>> Begin Information provided
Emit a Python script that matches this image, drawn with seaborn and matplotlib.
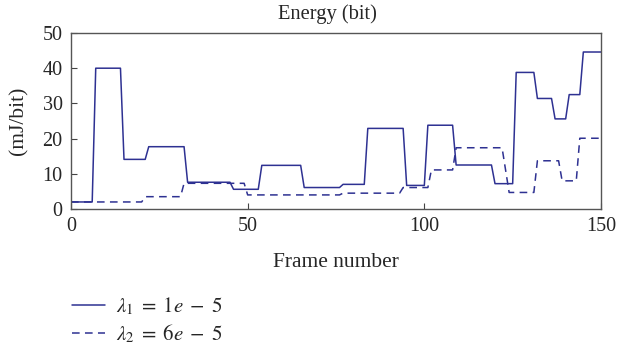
import pandas as pd
import matplotlib
matplotlib.use("Agg")
import matplotlib.pyplot as plt
import seaborn as sns

# --- DATA (polyline vertices) ---
frames_l1 = [0, 6, 7, 14, 15, 21, 22, 32, 33, 45, 46, 53, 54, 65, 66, 76, 77, 83, 84,
             94, 95, 100, 101, 108, 109, 119, 120, 125, 126, 131, 132, 136, 137, 140,
             141, 144, 145, 150]
energy_l1 = [2.0, 2.0, 40.0, 40.0, 14.1, 14.1, 17.7, 17.7, 7.6, 7.6, 5.6, 5.6, 12.4,
             12.4, 6.1, 6.1, 7.0, 7.0, 22.9, 22.9, 6.7, 6.7, 23.8, 23.8, 12.5, 12.5,
             7.2, 7.2, 38.8, 38.8, 31.4, 31.4, 25.6, 25.6, 32.5, 32.5, 44.6, 44.6]

frames_l2 = [0, 20, 21, 31, 32, 49, 50, 76, 77, 93, 94, 101, 102, 108, 109, 122, 124,
             131, 132, 138, 139, 143, 144, 150]
energy_l2 = [2.0, 2.0, 3.5, 3.5, 7.3, 7.3, 4.0, 4.0, 4.5, 4.5, 6.1, 6.1, 11.1, 11.1,
             17.4, 17.4, 4.7, 4.7, 13.7, 13.7, 8.0, 8.0, 20.1, 20.1]

labels = [r"$\lambda_1\;=\;1e\;-\;5$", r"$\lambda_2\;=\;6e\;-\;5$"]

LINE_COLOR = "#2e3192"


def main():
    sns.set_style("ticks")
    plt.rcParams["font.family"] = ["Liberation Serif", "DejaVu Serif"]
    plt.rcParams["mathtext.fontset"] = "stix"
    plt.rcParams["xtick.direction"] = "in"
    plt.rcParams["ytick.direction"] = "in"

    df1 = pd.DataFrame({"frame": frames_l1, "energy": energy_l1})
    df2 = pd.DataFrame({"frame": frames_l2, "energy": energy_l2})

    fig = plt.figure(figsize=(6.18, 3.47), dpi=100)
    ax = fig.add_axes([71 / 618, 1 - 209 / 347, 530 / 618, 176 / 347])

    sns.lineplot(data=df1, x="frame", y="energy", ax=ax, color=LINE_COLOR,
                 linewidth=1.1, label=labels[0])
    sns.lineplot(data=df2, x="frame", y="energy", ax=ax, color=LINE_COLOR,
                 linewidth=1.1, linestyle=(0, (5, 3.5)), label=labels[1])

    ax.set_xlim(0, 150)
    ax.set_ylim(0, 50)
    ax.set_xticks([0, 50, 100, 150])
    ax.set_yticks([0, 10, 20, 30, 40, 50])
    ax.tick_params(labelsize=14.5, length=4, width=0.8, color="#444444", pad=6)
    for sp in ax.spines.values():
        sp.set_visible(True)
        sp.set_color("#555555")
        sp.set_linewidth(1.0)

    # title sits slightly left of the axes centre in the reference
    ax.set_title("Energy (bit)", fontsize=14.8, pad=10, x=0.483)
    ax.set_xlabel("Frame number", fontsize=15.5, labelpad=12)
    ax.set_ylabel("(mJ/bit)", fontsize=15.5, labelpad=10)

    handles, labs = ax.get_legend_handles_labels()
    ax.legend_.remove()
    fig.legend(handles, labs, loc="center left", bbox_to_anchor=(53 / 618, 1 - 320 / 347),
               frameon=False, fontsize=15, handlelength=1.6, handletextpad=0.5,
               labelspacing=0.25)

    fig.savefig("out.png", dpi=100)
    plt.close(fig)


if __name__ == "__main__":
    main()
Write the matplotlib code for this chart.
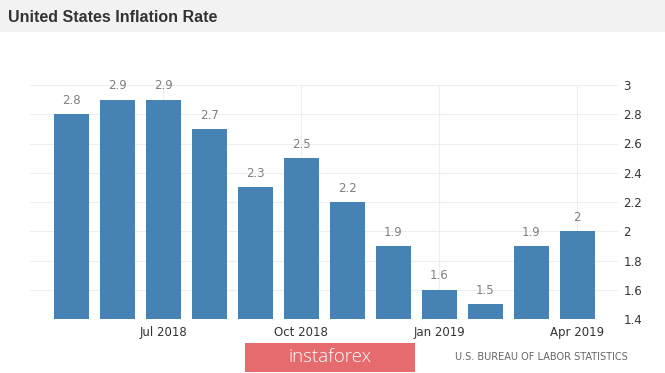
import matplotlib.pyplot as plt
from matplotlib.patches import Rectangle

months = ["May 2018", "Jun 2018", "Jul 2018", "Aug 2018", "Sep 2018", "Oct 2018",
          "Nov 2018", "Dec 2018", "Jan 2019", "Feb 2019", "Mar 2019", "Apr 2019"]
rates = [2.8, 2.9, 2.9, 2.7, 2.3, 2.5, 2.2, 1.9, 1.6, 1.5, 1.9, 2.0]
tick_idx = [2, 5, 8, 11]
yticks = [1.4, 1.6, 1.8, 2.0, 2.2, 2.4, 2.6, 2.8, 3.0]

plt.rcParams['font.family'] = ['Liberation Sans', 'DejaVu Sans']

fig = plt.figure(figsize=(6.65, 3.73), dpi=100)
fig.patch.set_facecolor('white')

# grey title band
fig.patches.append(Rectangle((0, 1 - 32 / 373), 1, 32 / 373, transform=fig.transFigure,
                             facecolor='#f2f2f2', edgecolor='none', zorder=0))
fig.text(8 / 665, 1 - 17 / 373, "United States Inflation Rate", fontsize=11.5,
         fontweight='bold', color='#333333', va='center', ha='left',
         family=['Liberation Sans Narrow', 'Liberation Sans'])

ax = fig.add_axes([30 / 665, 54 / 373, 588 / 665, 234 / 373])
x = list(range(len(rates)))
ax.bar(x, [r - 1.4 for r in rates], bottom=1.4, width=0.76, color='#4682b4', zorder=3)
for i, r in zip(x, rates):
    ax.text(i, r + 0.05, f"{r:g}", ha='center', va='bottom', fontsize=8.5,
            color='#808080', family='DejaVu Sans')

ax.set_xlim(-0.9, 11.89)
ax.set_ylim(1.4, 3.0)
ax.yaxis.tick_right()
ax.set_yticks(yticks)
ax.set_yticklabels([f"{t:g}" for t in yticks], family='DejaVu Sans', fontsize=8.5, color='#333333')
ax.set_xticks(tick_idx)
ax.set_xticklabels([months[i] for i in tick_idx], family='DejaVu Sans', fontsize=8.5, color='#333333')
ax.tick_params(axis='y', length=0, pad=4)
ax.tick_params(axis='x', length=0, pad=5)
ax.grid(True, color='#eeeeee', linewidth=0.8, zorder=0)
for s in ax.spines.values():
    s.set_visible(False)

# watermark and source
fig.patches.append(Rectangle((245 / 665, 1 / 373), 170 / 665, 29 / 373, transform=fig.transFigure,
                             facecolor='#e56b6f', edgecolor='none', zorder=1))
fig.text(330 / 665, 16 / 373, "instaforex", fontsize=13.5, color='white', ha='center',
         va='center', family='Open Sans', fontweight='light', zorder=2)
fig.text(628 / 665, 16 / 373, "U.S. BUREAU OF LABOR STATISTICS", fontsize=7,
         color='#666666', ha='right', va='center', family='DejaVu Sans')

fig.savefig('out.png', dpi=100)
>> End Information provided
▶ _Goal_
Copy out every line from the data above that has "seaborn" in it.

▶ _The solution_
Emit a Python script that matches this image, drawn with seaborn and matplotlib.
import seaborn as sns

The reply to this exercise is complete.